Set down the material below word for word, excluding the pictures.

-- -- --

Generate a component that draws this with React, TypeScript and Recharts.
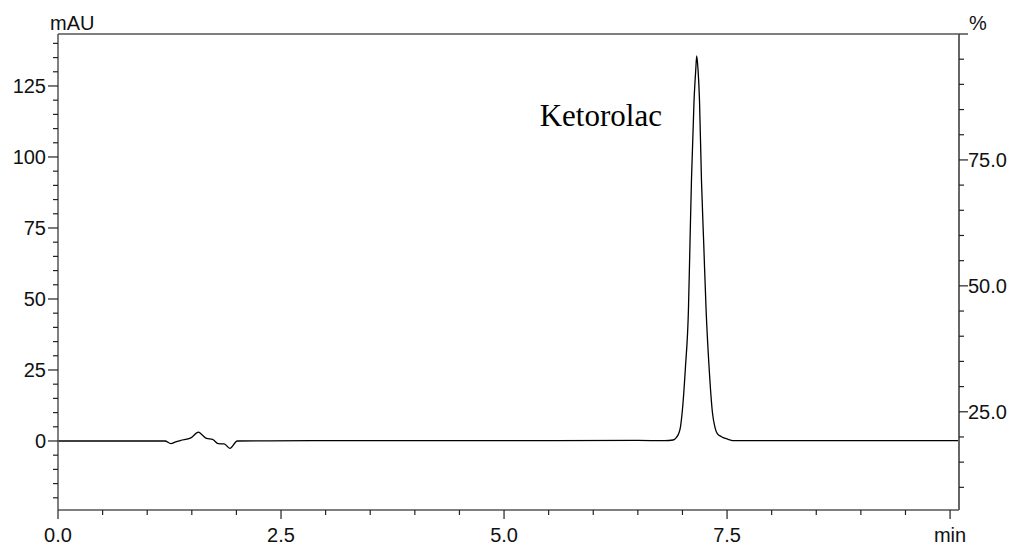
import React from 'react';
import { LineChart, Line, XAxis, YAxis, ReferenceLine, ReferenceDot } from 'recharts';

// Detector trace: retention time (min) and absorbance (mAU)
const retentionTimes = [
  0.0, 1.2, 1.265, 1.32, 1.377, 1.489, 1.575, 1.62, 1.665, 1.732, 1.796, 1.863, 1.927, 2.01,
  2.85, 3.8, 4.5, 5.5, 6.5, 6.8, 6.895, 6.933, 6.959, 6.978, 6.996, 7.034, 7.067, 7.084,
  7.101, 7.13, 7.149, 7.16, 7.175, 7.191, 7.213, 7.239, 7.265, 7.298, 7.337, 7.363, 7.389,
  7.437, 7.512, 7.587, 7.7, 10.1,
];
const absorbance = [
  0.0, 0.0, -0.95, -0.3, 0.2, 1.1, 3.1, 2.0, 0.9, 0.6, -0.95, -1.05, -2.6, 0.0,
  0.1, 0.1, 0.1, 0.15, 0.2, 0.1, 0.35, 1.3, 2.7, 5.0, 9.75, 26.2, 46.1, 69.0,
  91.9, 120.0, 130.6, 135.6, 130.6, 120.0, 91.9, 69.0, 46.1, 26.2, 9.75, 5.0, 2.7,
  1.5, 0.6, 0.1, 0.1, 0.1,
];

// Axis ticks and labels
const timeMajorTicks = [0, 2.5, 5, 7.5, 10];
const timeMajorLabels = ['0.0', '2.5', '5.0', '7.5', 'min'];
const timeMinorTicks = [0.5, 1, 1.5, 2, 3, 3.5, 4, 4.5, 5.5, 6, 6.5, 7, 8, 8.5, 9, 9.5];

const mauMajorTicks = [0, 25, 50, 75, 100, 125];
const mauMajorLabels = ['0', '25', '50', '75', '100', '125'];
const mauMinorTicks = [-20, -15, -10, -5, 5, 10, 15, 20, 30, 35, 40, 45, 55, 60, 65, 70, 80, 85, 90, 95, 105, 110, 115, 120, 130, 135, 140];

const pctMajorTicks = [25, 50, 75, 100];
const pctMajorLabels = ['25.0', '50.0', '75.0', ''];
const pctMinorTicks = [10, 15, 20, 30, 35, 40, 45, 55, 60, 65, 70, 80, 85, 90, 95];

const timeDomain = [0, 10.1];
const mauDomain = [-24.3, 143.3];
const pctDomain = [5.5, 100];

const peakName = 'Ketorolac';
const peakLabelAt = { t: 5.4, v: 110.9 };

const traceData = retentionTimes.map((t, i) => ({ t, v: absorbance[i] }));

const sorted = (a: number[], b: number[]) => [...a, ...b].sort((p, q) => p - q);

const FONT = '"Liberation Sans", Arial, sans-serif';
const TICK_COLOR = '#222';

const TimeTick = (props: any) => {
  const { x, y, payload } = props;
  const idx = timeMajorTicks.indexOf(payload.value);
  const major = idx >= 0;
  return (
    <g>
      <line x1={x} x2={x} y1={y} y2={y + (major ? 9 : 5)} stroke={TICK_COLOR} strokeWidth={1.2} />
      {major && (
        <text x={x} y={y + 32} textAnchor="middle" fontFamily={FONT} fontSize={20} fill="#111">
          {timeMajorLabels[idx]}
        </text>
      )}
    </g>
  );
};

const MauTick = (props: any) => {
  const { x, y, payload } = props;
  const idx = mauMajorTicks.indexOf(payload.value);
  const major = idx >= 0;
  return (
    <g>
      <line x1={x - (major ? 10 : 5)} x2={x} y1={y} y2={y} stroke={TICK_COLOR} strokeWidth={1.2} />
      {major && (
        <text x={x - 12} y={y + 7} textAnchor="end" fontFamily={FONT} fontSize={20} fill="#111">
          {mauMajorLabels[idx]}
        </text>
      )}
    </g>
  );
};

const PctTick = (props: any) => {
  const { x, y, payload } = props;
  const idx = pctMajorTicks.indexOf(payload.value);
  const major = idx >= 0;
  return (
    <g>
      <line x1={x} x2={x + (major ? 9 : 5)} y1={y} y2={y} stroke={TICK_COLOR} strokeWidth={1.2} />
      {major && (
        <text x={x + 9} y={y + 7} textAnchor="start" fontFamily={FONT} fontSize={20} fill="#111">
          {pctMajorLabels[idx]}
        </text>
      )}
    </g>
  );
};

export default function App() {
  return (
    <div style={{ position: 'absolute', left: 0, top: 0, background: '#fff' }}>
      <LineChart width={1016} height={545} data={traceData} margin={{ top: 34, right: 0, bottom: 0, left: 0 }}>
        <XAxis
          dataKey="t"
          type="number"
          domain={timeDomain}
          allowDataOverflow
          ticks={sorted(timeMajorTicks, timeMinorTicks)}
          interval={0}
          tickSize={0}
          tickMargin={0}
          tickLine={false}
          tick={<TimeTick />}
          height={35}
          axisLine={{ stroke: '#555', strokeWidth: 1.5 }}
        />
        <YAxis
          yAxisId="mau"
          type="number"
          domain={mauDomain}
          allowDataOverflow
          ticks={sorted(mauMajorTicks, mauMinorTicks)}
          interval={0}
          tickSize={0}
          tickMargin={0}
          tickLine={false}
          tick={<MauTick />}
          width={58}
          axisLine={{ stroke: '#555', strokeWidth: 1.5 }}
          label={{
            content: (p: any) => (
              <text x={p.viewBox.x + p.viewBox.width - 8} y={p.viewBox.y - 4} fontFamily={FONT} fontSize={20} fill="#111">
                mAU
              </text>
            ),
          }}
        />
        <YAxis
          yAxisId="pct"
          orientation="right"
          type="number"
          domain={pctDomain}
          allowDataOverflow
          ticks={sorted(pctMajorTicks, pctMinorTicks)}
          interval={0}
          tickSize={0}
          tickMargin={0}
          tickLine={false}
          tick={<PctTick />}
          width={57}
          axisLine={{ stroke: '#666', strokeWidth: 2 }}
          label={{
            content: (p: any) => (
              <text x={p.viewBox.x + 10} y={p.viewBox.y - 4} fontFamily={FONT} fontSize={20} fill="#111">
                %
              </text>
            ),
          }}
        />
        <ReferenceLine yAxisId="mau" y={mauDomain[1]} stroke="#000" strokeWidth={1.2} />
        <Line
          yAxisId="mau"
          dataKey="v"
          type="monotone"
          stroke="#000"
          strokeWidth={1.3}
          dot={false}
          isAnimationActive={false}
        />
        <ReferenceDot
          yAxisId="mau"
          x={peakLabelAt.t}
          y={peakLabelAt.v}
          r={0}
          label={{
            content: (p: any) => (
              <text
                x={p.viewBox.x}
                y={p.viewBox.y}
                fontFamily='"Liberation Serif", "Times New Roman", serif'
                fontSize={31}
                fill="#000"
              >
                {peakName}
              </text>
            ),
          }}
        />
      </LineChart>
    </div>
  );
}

-- -- --

> _Solution to this exercise_
Generate a component that draws this with React, TypeScript and Recharts.
import React from 'react';
import { LineChart, Line, XAxis, YAxis, ReferenceLine, ReferenceDot } from 'recharts';

// Detector trace: retention time (min) and absorbance (mAU)
const retentionTimes = [
  0.0, 1.2, 1.265, 1.32, 1.377, 1.489, 1.575, 1.62, 1.665, 1.732, 1.796, 1.863, 1.927, 2.01,
  2.85, 3.8, 4.5, 5.5, 6.5, 6.8, 6.895, 6.933, 6.959, 6.978, 6.996, 7.034, 7.067, 7.084,
  7.101, 7.13, 7.149, 7.16, 7.175, 7.191, 7.213, 7.239, 7.265, 7.298, 7.337, 7.363, 7.389,
  7.437, 7.512, 7.587, 7.7, 10.1,
];
const absorbance = [
  0.0, 0.0, -0.95, -0.3, 0.2, 1.1, 3.1, 2.0, 0.9, 0.6, -0.95, -1.05, -2.6, 0.0,
  0.1, 0.1, 0.1, 0.15, 0.2, 0.1, 0.35, 1.3, 2.7, 5.0, 9.75, 26.2, 46.1, 69.0,
  91.9, 120.0, 130.6, 135.6, 130.6, 120.0, 91.9, 69.0, 46.1, 26.2, 9.75, 5.0, 2.7,
  1.5, 0.6, 0.1, 0.1, 0.1,
];

// Axis ticks and labels
const timeMajorTicks = [0, 2.5, 5, 7.5, 10];
const timeMajorLabels = ['0.0', '2.5', '5.0', '7.5', 'min'];
const timeMinorTicks = [0.5, 1, 1.5, 2, 3, 3.5, 4, 4.5, 5.5, 6, 6.5, 7, 8, 8.5, 9, 9.5];

const mauMajorTicks = [0, 25, 50, 75, 100, 125];
const mauMajorLabels = ['0', '25', '50', '75', '100', '125'];
const mauMinorTicks = [-20, -15, -10, -5, 5, 10, 15, 20, 30, 35, 40, 45, 55, 60, 65, 70, 80, 85, 90, 95, 105, 110, 115, 120, 130, 135, 140];

const pctMajorTicks = [25, 50, 75, 100];
const pctMajorLabels = ['25.0', '50.0', '75.0', ''];
const pctMinorTicks = [10, 15, 20, 30, 35, 40, 45, 55, 60, 65, 70, 80, 85, 90, 95];

const timeDomain = [0, 10.1];
const mauDomain = [-24.3, 143.3];
const pctDomain = [5.5, 100];

const peakName = 'Ketorolac';
const peakLabelAt = { t: 5.4, v: 110.9 };

const traceData = retentionTimes.map((t, i) => ({ t, v: absorbance[i] }));

const sorted = (a: number[], b: number[]) => [...a, ...b].sort((p, q) => p - q);

const FONT = '"Liberation Sans", Arial, sans-serif';
const TICK_COLOR = '#222';

const TimeTick = (props: any) => {
  const { x, y, payload } = props;
  const idx = timeMajorTicks.indexOf(payload.value);
  const major = idx >= 0;
  return (
    <g>
      <line x1={x} x2={x} y1={y} y2={y + (major ? 9 : 5)} stroke={TICK_COLOR} strokeWidth={1.2} />
      {major && (
        <text x={x} y={y + 32} textAnchor="middle" fontFamily={FONT} fontSize={20} fill="#111">
          {timeMajorLabels[idx]}
        </text>
      )}
    </g>
  );
};

const MauTick = (props: any) => {
  const { x, y, payload } = props;
  const idx = mauMajorTicks.indexOf(payload.value);
  const major = idx >= 0;
  return (
    <g>
      <line x1={x - (major ? 10 : 5)} x2={x} y1={y} y2={y} stroke={TICK_COLOR} strokeWidth={1.2} />
      {major && (
        <text x={x - 12} y={y + 7} textAnchor="end" fontFamily={FONT} fontSize={20} fill="#111">
          {mauMajorLabels[idx]}
        </text>
      )}
    </g>
  );
};

const PctTick = (props: any) => {
  const { x, y, payload } = props;
  const idx = pctMajorTicks.indexOf(payload.value);
  const major = idx >= 0;
  return (
    <g>
      <line x1={x} x2={x + (major ? 9 : 5)} y1={y} y2={y} stroke={TICK_COLOR} strokeWidth={1.2} />
      {major && (
        <text x={x + 9} y={y + 7} textAnchor="start" fontFamily={FONT} fontSize={20} fill="#111">
          {pctMajorLabels[idx]}
        </text>
      )}
    </g>
  );
};

export default function App() {
  return (
    <div style={{ position: 'absolute', left: 0, top: 0, background: '#fff' }}>
      <LineChart width={1016} height={545} data={traceData} margin={{ top: 34, right: 0, bottom: 0, left: 0 }}>
        <XAxis
          dataKey="t"
          type="number"
          domain={timeDomain}
          allowDataOverflow
          ticks={sorted(timeMajorTicks, timeMinorTicks)}
          interval={0}
          tickSize={0}
          tickMargin={0}
          tickLine={false}
          tick={<TimeTick />}
          height={35}
          axisLine={{ stroke: '#555', strokeWidth: 1.5 }}
        />
        <YAxis
          yAxisId="mau"
          type="number"
          domain={mauDomain}
          allowDataOverflow
          ticks={sorted(mauMajorTicks, mauMinorTicks)}
          interval={0}
          tickSize={0}
          tickMargin={0}
          tickLine={false}
          tick={<MauTick />}
          width={58}
          axisLine={{ stroke: '#555', strokeWidth: 1.5 }}
          label={{
            content: (p: any) => (
              <text x={p.viewBox.x + p.viewBox.width - 8} y={p.viewBox.y - 4} fontFamily={FONT} fontSize={20} fill="#111">
                mAU
              </text>
            ),
          }}
        />
        <YAxis
          yAxisId="pct"
          orientation="right"
          type="number"
          domain={pctDomain}
          allowDataOverflow
          ticks={sorted(pctMajorTicks, pctMinorTicks)}
          interval={0}
          tickSize={0}
          tickMargin={0}
          tickLine={false}
          tick={<PctTick />}
          width={57}
          axisLine={{ stroke: '#666', strokeWidth: 2 }}
          label={{
            content: (p: any) => (
              <text x={p.viewBox.x + 10} y={p.viewBox.y - 4} fontFamily={FONT} fontSize={20} fill="#111">
                %
              </text>
            ),
          }}
        />
        <ReferenceLine yAxisId="mau" y={mauDomain[1]} stroke="#000" strokeWidth={1.2} />
        <Line
          yAxisId="mau"
          dataKey="v"
          type="monotone"
          stroke="#000"
          strokeWidth={1.3}
          dot={false}
          isAnimationActive={false}
        />
        <ReferenceDot
          yAxisId="mau"
          x={peakLabelAt.t}
          y={peakLabelAt.v}
          r={0}
          label={{
            content: (p: any) => (
              <text
                x={p.viewBox.x}
                y={p.viewBox.y}
                fontFamily='"Liberation Serif", "Times New Roman", serif'
                fontSize={31}
                fill="#000"
              >
                {peakName}
              </text>
            ),
          }}
        />
      </LineChart>
    </div>
  );
}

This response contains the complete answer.